___ Data lines

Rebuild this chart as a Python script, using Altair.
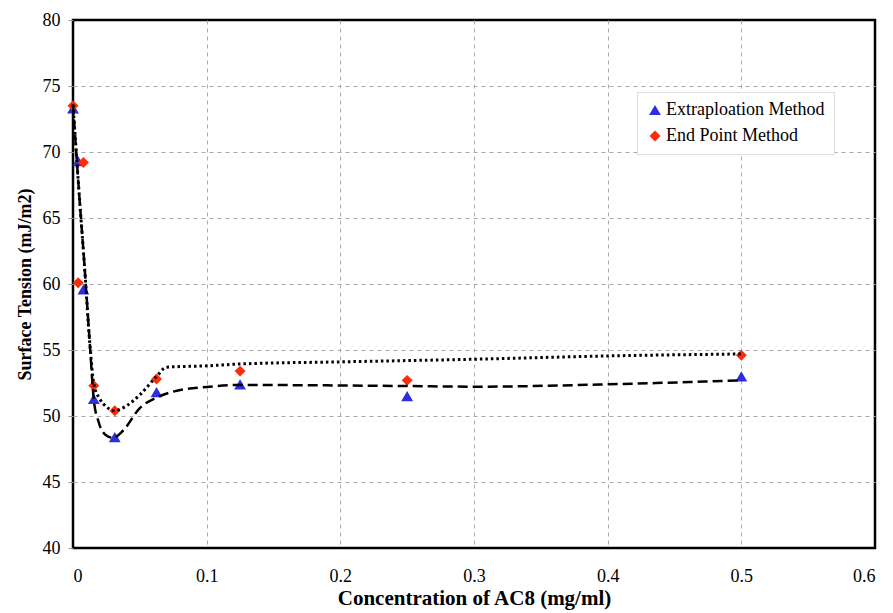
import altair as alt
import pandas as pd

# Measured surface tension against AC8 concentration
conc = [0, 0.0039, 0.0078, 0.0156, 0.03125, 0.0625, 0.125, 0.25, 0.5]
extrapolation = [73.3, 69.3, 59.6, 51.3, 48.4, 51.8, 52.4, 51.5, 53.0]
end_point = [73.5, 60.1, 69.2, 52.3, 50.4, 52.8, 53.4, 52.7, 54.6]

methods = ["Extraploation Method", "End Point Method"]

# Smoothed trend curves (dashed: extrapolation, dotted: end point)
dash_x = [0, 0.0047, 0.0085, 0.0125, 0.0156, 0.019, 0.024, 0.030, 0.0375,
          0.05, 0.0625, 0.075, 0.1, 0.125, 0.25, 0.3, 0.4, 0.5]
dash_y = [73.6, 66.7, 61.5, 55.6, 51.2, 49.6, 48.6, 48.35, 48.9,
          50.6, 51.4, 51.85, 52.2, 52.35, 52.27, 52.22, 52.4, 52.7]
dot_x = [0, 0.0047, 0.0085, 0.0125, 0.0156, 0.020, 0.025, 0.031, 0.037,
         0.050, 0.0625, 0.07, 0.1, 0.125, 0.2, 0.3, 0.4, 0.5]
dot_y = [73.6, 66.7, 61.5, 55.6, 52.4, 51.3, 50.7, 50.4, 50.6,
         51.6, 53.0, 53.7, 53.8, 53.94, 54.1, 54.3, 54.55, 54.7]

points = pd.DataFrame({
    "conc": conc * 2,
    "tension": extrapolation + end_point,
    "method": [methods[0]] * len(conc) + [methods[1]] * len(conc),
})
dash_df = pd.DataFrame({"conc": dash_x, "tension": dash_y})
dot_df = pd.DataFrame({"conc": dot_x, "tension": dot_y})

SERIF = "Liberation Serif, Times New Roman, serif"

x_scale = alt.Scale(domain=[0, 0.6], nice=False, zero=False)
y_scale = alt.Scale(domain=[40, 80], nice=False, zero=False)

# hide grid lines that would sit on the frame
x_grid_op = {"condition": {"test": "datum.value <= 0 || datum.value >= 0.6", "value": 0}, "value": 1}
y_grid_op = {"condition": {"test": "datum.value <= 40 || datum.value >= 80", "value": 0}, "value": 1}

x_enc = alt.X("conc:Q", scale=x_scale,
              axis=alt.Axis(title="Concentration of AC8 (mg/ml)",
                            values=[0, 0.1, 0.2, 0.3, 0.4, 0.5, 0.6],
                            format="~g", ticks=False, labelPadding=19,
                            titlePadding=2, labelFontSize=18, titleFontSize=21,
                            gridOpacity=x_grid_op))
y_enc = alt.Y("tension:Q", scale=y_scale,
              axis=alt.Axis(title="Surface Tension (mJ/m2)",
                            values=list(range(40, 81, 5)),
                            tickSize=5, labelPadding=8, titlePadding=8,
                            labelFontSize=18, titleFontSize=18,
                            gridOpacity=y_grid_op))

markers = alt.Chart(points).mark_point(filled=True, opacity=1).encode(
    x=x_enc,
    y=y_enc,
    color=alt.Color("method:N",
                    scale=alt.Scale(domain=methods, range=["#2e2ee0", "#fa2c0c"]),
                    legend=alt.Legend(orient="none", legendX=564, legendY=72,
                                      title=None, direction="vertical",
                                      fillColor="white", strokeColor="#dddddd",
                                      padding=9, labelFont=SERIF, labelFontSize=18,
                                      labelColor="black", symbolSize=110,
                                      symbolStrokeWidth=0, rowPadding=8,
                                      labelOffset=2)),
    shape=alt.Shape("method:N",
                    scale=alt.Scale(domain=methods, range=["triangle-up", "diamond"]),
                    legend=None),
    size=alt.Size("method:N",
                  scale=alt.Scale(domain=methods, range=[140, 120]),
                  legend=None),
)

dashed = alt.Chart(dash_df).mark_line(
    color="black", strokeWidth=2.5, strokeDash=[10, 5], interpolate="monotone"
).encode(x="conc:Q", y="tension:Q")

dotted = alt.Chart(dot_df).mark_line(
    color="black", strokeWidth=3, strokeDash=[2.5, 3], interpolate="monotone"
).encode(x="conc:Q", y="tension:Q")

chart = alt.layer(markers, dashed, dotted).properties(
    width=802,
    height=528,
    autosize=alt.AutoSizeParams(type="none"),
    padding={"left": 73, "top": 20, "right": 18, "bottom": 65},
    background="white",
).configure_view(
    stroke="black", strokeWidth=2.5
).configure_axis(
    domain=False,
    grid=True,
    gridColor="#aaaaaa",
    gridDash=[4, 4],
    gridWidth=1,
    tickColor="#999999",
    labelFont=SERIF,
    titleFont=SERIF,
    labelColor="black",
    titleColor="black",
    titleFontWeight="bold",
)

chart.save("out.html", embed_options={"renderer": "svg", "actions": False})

______

Print, exactly as written, the lines above from the first one to the one containing "import pandas as pd". Leave out pictures.

> _Answer to this task_:
Rebuild this chart as a Python script, using Altair.
import altair as alt
import pandas as pd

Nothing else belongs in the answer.